どんなお話を聞かせていただけるのでしょうか?
~第23回~ 自然原料の安全性
酒類はもちろんですが、一般的に口に入る食品全般に関して、気をつけなければいけない点がいくつかあります。今ですと、有害化学物質が入っているかどうかです。食べ物だけでなく、容器の成分から入ってくるかどうかも注意が必要です。これらを摂ることで、次代の子供達への影響が懸念されます。男性の女性化、女性の更なる女性化を含め、羊水の中に有害化学物質が露出してきて、生まれてくる子供に脳の障害が起こるという研究もあります。前回も話したように、自然界にあるものには、両方の作用があるものが多いので、健康のことも、現代の環境に照らして考えなければいけません。そう考えると、食べ物は無農薬・無化学物質によって栽培されたものが一番安全だと言えます。
これからは気を付けて、しっかり安全なものを選ばなくっちゃ!
去年、日本において、アメリカからの輸入とうもろこしの中に、輸入していないことになっている遺伝子組み替えとうもろこしが入っていたことがありました。

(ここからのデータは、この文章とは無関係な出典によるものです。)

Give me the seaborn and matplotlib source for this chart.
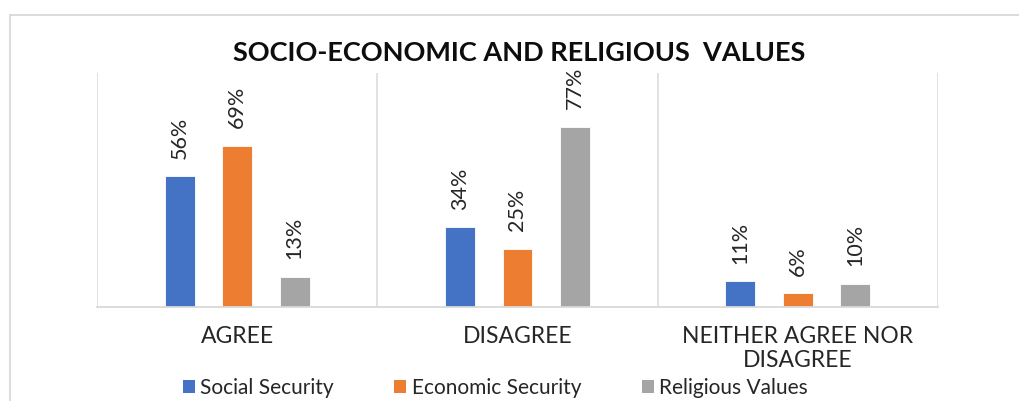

このとうもろこしは、もともと防虫効果が高いものということで作られたものです。虫は、アルカリで消化するので、アルカリで消化できないものを作ったのですが、これが人間にも影響を及ぼし、アレルギー性疾患が出てしまいました。アメリカでは直ちに政府が全て焼き払って、農家に保証を出しました。これが、なぜ日本に輸入されたとうもろこしに含まれていたのか。原因を調べてみると、どうやら交配能力を強くしてあったために、となりの畑にも交配したものが混じっていたようです。作る側も、遺伝子組み替えのものとして作っているわけではないのですが、そういった危険性もあるわけです。
日本は海に囲まれているので、そういったリスクは少ないです。ですから、お酒もその原料も、輸入したものよりは日本で作ったものの方が安全性は高いと言えますし、その出所が分かっているというのは安心です。輸入品のもう一つの問題に、ポストハーベストがあります。育てるときに農薬を使い、さらに輸出するときに、また防腐剤をかけるので、二重の化学物質汚染が起こります。国内の移動であれば、無農薬で作った国産品のものを、ポストハーベストをかけずに運ぶわけですから、輸入に比べて二重に良いといえます。地元で作った原料の味を生かして造る本格焼酎や泡盛は、安全性においても優れているといえるでしょう。
それぞれの地元の原料をその収穫期に合わせて作る「本格焼酎と泡盛」。
味だけでなく、安全面でも二重丸ってことですね!!
それでは先生、どうもありがとうございました。